Researchers involved in a CU-Boulder outreach program aimed at assessing the extent of mercury contamination in the reservoirs, lakes, and streams of southwestern Colorado were recently awarded a $690,000 grant from the National Science Foundation (NSF) to expand their research on the effect of fire on the mobility of mercury in forest soils.

The Four Corners area is home to a half-dozen coal-burning power plants, and even though they have all worked hard to reduce mercury emissions, mercury deposition is still high downwind of these plants. All of the major reservoirs in southwestern Colorado now have "fish consumption advisories" for mercury. And in 2003, the Missionary Ridge fire just east of Durango exacerbated the problem. Fires result in large increases in soil erosion, and when the sediments of the charred landscape washed into Vallecito Reservoir after the Missionary Ridge fire, the mercury concentrations in the sediments and water increased dramatically.

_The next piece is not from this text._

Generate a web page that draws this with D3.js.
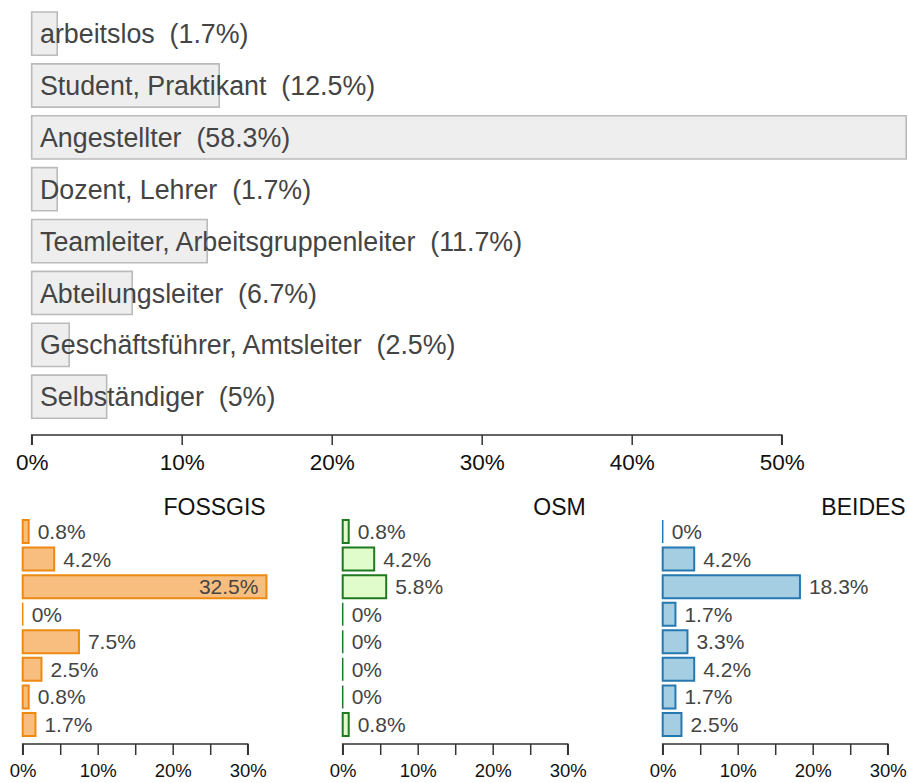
<!DOCTYPE html>
<html>
<head>
<meta charset="utf-8">
<script src="https://d3js.org/d3.v7.min.js"></script>
<style>
  body { margin: 0; background: #fff; }
  svg { font-family: "Liberation Sans", Arial, sans-serif; }
</style>
</head>
<body>
<div id="chart"></div>
<script>
var width = 908;
var height = 783;

// categories (top to bottom)
var categories = ["arbeitslos", "Student, Praktikant", "Angestellter", "Dozent, Lehrer",
  "Teamleiter, Arbeitsgruppenleiter", "Abteilungsleiter", "Geschäftsführer, Amtsleiter", "Selbständiger"];
// overall share in %
var totalValues = [1.7, 12.5, 58.3, 1.7, 11.7, 6.7, 2.5, 5];
// share per group in %
var fossgisValues = [0.8, 4.2, 32.5, 0, 7.5, 2.5, 0.8, 1.7];
var osmValues = [0.8, 4.2, 5.8, 0, 0, 0, 0, 0.8];
var beidesValues = [0, 4.2, 18.3, 1.7, 3.3, 4.2, 1.7, 2.5];
var topTicks = [0, 10, 20, 30, 40, 50];
var smallTicks = [0, 5, 10, 15, 20, 25, 30];
var smallTickLabels = [0, 10, 20, 30];

var groups = [
  {name: "FOSSGIS", values: fossgisValues, fill: "#F7BE7F", stroke: "#EE8A12", x0: 22.7},
  {name: "OSM", values: osmValues, fill: "#E0FCCB", stroke: "#1E7A1E", x0: 342.7},
  {name: "BEIDES", values: beidesValues, fill: "#A6CEE3", stroke: "#2479B2", x0: 662.7}
];

var svg = d3.select("#chart").append("svg")
  .attr("width", width)
  .attr("height", height);

svg.append("rect").attr("width", width).attr("height", height).attr("fill", "white");

function barPath(x0, x1, y, h) {
  return "M" + x0 + "," + y + "H" + x1 + "V" + (y + h) + "H" + x0 + "Z";
}

// ---- top chart
var xTop = d3.scaleLinear().domain([0, 50]).range([31.7, 781.7]);
var yTop = d3.scaleBand().domain(categories).range([7.7, 422.6])
  .paddingInner(0.167).paddingOuter(0.083);

var topG = svg.append("g");
topG.selectAll("path.bar")
  .data(categories)
  .enter().append("path")
  .attr("class", "bar")
  .attr("d", function(d, i) { return barPath(xTop(0), xTop(totalValues[i]), yTop(d), yTop.bandwidth()); })
  .attr("fill", "#EEEEEE")
  .attr("stroke", "#BBBBBB")
  .attr("stroke-width", 1.6);

topG.selectAll("text.lab")
  .data(categories)
  .enter().append("text")
  .attr("class", "lab")
  .attr("x", xTop(0) + 8.3)
  .attr("y", function(d) { return yTop(d) + yTop.bandwidth() / 2; })
  .attr("dy", "0.36em")
  .attr("font-size", 26.8)
  .attr("fill", "#444")
  .style("white-space", "pre")
  .text(function(d, i) { return d + "  (" + totalValues[i] + "%)"; });

var topAxis = svg.append("g")
  .attr("transform", "translate(0,435)")
  .call(d3.axisBottom(xTop).tickValues(topTicks).tickSize(10).tickPadding(9)
    .tickFormat(function(d) { return d + "%"; }));
topAxis.select(".domain").attr("stroke", "#333").attr("stroke-width", 1.5)
  .attr("d", "M" + xTop(0) + ",10V0H" + xTop(50) + "V10");
topAxis.selectAll(".tick line").attr("stroke", "#333").attr("stroke-width", 1.5);
topAxis.selectAll(".tick text").attr("font-size", 22.5).attr("fill", "#111")
  .attr("font-family", "Liberation Sans, Arial, sans-serif");

// ---- small multiples
var ySmall = d3.scaleBand().domain(categories).range([517.7, 738.3])
  .paddingInner(0.166).paddingOuter(0.083);

groups.forEach(function(grp) {
  var x = d3.scaleLinear().domain([0, 30]).range([grp.x0, grp.x0 + 225]);
  var g = svg.append("g");
  var plotRight = x(32.4);

  g.append("text")
    .attr("x", plotRight)
    .attr("y", 515)
    .attr("text-anchor", "end")
    .attr("font-size", 23)
    .attr("fill", "#111")
    .text(grp.name);

  g.selectAll("path.bar")
    .data(categories)
    .enter().append("path")
    .attr("class", "bar")
    .attr("d", function(d, i) { return barPath(x(0), x(grp.values[i]), ySmall(d), ySmall.bandwidth()); })
    .attr("fill", grp.fill)
    .attr("stroke", grp.stroke)
    .attr("stroke-width", function(d, i) { return grp.values[i] === 0 ? 1.5 : 2; });

  g.selectAll("text.val")
    .data(categories)
    .enter().append("text")
    .attr("class", "val")
    .attr("y", function(d) { return ySmall(d) + ySmall.bandwidth() / 2; })
    .attr("dy", "0.36em")
    .attr("font-size", 21)
    .attr("fill", "#444")
    .text(function(d, i) { return grp.values[i] + "%"; })
    .each(function(d, i) {
      var t = d3.select(this);
      var w = this.getComputedTextLength();
      var end = x(grp.values[i]);
      if (end + 9 + w > plotRight + 2) {
        t.attr("x", end - 8).attr("text-anchor", "end");
      } else {
        t.attr("x", end + 9);
      }
    });

  var ax = svg.append("g")
    .attr("transform", "translate(0,744)")
    .call(d3.axisBottom(x).tickValues(smallTicks).tickSize(11).tickPadding(9)
      .tickFormat(function(d) { return smallTickLabels.indexOf(d) >= 0 ? d + "%" : ""; }));
  ax.select(".domain").attr("stroke", "#333").attr("stroke-width", 1.5)
    .attr("d", "M" + x(0) + ",11V0H" + x(30) + "V11");
  ax.selectAll(".tick line").attr("stroke", "#333").attr("stroke-width", 1.5);
  ax.selectAll(".tick text").attr("font-size", 18.5).attr("fill", "#111")
    .attr("font-family", "Liberation Sans, Arial, sans-serif");
});
</script>
</body>
</html>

With funding from CU-Boulder’s Outreach Committee, Professor Joseph N. Ryan, Department of Civil, Environmental, and Architectural Engineering, has spent the past two years assisting the Mountain Studies Institute and the Pine River Watershed Group with sampling, analysis and evaluation of mercury in reservoirs, lakes and streams in the southwestern Colorado region. The NSF proposal was a result of this collaboration.

Ryan will serve as the principal investigator for the NSF-funded project.  Co-principal investigators include Kathryn Nagy, professor of earth and environmental sciences at the University of Illinois-Chicago; Koren Nydick, executive director of the Mountain Studies Institute; and George Aiken of the U.S. Geological Survey.

In addition to expanding sampling, analysis and evaluation activities, this initiative will bolster the efforts of the San Juan Collaboratory. The collaboratory brings together the resources of CU-Boulder, Fort Lewis College, the Mountain Studies Institute, the Bureau of Land Management and the U.S. Forest Service in Durango to coordinate multi-disciplinary research efforts to serve the needs of rural Southwestern Colorado. It also offers on-site learning opportunities at the undergraduate and graduate levels by building bridges between educational institutions and community groups.